Douglas Comer defines a protocol as "a formal description of message formats and the rules two or more machines must follow to exchange those messages."
Protocols usually exist in two forms. First, they exist in a textual form for humans to understand. Second, they exist as programming code for computers to understand. Both forms should ultimately specify the precise interpretation of every bit of every message exchanged across a network.
Protocols exist at every point where logical program flow crosses between hosts. In other words, we need protocols every time we want to do something on another computer. Every time we want to print something on a network printer we need protocols. Every time we want to download a file we need protocols. Every time we want to save our work on disk, we don't need protocols - unless the disk is on a network file server.

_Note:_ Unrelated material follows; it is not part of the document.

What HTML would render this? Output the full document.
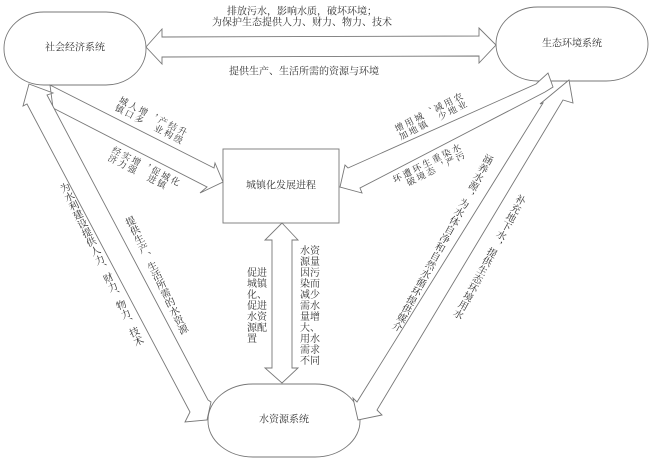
<!DOCTYPE html>
<html><head><meta charset="utf-8">
<style>
html,body{margin:0;padding:0;background:#fff;}
body{width:650px;height:462px;position:relative;overflow:hidden;font-family:"Liberation Serif","Noto Serif CJK SC","Noto Sans CJK SC",serif;color:#333;}
.t{position:absolute;font-size:10px;line-height:11px;white-space:nowrap;}
.c{transform:translate(-50%,-50%);}
.r{position:absolute;font-size:10px;line-height:11px;white-space:nowrap;}
.s{position:absolute;font-size:9px;line-height:11px;white-space:normal;word-break:break-all;height:19px;}
</style></head><body>
<svg width="650" height="462" style="position:absolute;left:0;top:0" fill="#fff" stroke="#777" stroke-width="0.9">
<rect x="4" y="12" width="142" height="73" rx="40" ry="36"/>
<rect x="496" y="7" width="152" height="74" rx="42" ry="37"/>
<rect x="223" y="149" width="116" height="74"/>
<rect x="208" y="384" width="152" height="73" rx="45" ry="36"/>
<polygon points="146,47 162,29 162,37 479,36 479,28 496,45 479,63 479,56 162,57 162,64"/>
<polygon points="282,223 298,240 292,240 292,368 298,368 282,383 265,368 272,368 272,240 265,240"/>
<polygon points="50,85 214,168 215,163 223,182 200,193 207,187 53,108"/>
<polygon points="548,73 553,87 545,92 360,188 362,193 340,187 345,165 348,168 536,84"/>
<polygon points="29,84 53,93 47,95 208,400 211,402 207,420 185,422 190,412 27,104 23,106"/>
<polygon points="569,80 573,103 563,100 377,410 382,415 358,420 353,398 357,402 543,103 540,104"/>
</svg>
<div class="t c" style="left:75px;top:48px">社会经济系统</div>
<div class="t c" style="left:572px;top:44px">生态环境系统</div>
<div class="t c" style="left:281px;top:186px">城镇化发展进程</div>
<div class="t c" style="left:284px;top:420px">水资源系统</div>
<div class="t c" style="left:302px;top:12px">排放污水，影响水质，破坏环境；</div>
<div class="t c" style="left:302px;top:23px">为保护生态提供人力、财力、物力、技术</div>
<div class="t c" style="left:304px;top:72px">提供生产、生活所需的资源与环境</div>
<div class="t" style="left:247px;top:268px;width:22px;white-space:normal;">促进<br>城镇<br>化、<br>促进<br>水资<br>源配<br>置</div>
<div class="t" style="left:300px;top:246px;width:22px;white-space:normal;">水资<br>源量<br>因污<br>染而<br>减少<br>需水<br>量增<br>大、<br>用水<br>需求<br>不同</div>
<div class="r" style="left:100px;top:265px;writing-mode:vertical-rl;transform:translate(-50%,-50%) rotate(-25.6deg);">为水利建设提供人力、财力、物力、技术</div>
<div class="r" style="left:155px;top:276px;writing-mode:vertical-rl;transform:translate(-50%,-50%) rotate(-26deg);">提供生产、生活所需的水资源</div>
<div class="r" style="left:441px;top:242px;writing-mode:vertical-rl;transform:translate(-50%,-50%) rotate(28.5deg);">涵养水源，为水体自净和自然水循环提供媒介</div>
<div class="r" style="left:488px;top:256px;writing-mode:vertical-rl;transform:translate(-50%,-50%) rotate(28.5deg);">补充地下水，提供生态环境用水</div>
<div class="s" style="left:150px;top:120px;writing-mode:vertical-lr;transform:translate(-50%,-50%) rotate(27deg);">城镇<br>人口<br>增多<br>，<br>产业<br>结构<br>升级</div>
<div class="s" style="left:143px;top:170px;writing-mode:vertical-lr;transform:translate(-50%,-50%) rotate(27deg);">经济<br>实力<br>增强<br>，<br>促进<br>城镇<br>化</div>
<div class="s" style="left:430px;top:117px;writing-mode:vertical-rl;transform:translate(-50%,-50%) rotate(-27deg);">农业<br>用地<br>减少<br>、<br>城镇<br>用地<br>增加</div>
<div class="s" style="left:428px;top:168px;writing-mode:vertical-rl;transform:translate(-50%,-50%) rotate(-27deg);">水污<br>染严<br>重，<br>生态<br>环境<br>遭破<br>坏</div>
</body></html>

Usually multiple protocols will be in use simultaneously. For one thing, computers usually do several things at once, and often for several people at one. Therefore, most protocols support multitasking. Also, one operation can involve several protocols. For example, consider the NFS (Network File System) protocol. A write to a file is done with an NFS operation, that uses another protocol (RPC) to perform a function call on a remote host, that uses another protocol (UDP) to deliver a datagram to a port on a remote host, that uses another protocol to delivery a datagram on an Ethernet, and so on. Along the way we made need to lookup host names (using the DNS protocol), convert data to a network standard form (using the XDR protocol), find a routing path to the host (using one or many of numerous protocols) - I think you get the idea.
One of the challenges facing network designers is to construct protocols that are as specific as possible to one function. For example, I consider NFS a good protocol design because one protocol does file transport (NFS), one protocol does procedure calls (RPC), etc. If you need to make a remote procedure call to print a file, you already have the RPC protocol that already does almost everything you need. Add one piece to the puzzle - a printing protocol, defined in terms using the RPC protocol, and your job is done.
On the other hand, I do not consider TCP a very good protocol, because it mixes two functions: reliable data delivery and connection-oriented streams. Consequently, the Internet lacks a good, reliable datagram delivery mechanism, because TCP's reliable delivery techniques, while effective, are specific to stream connections.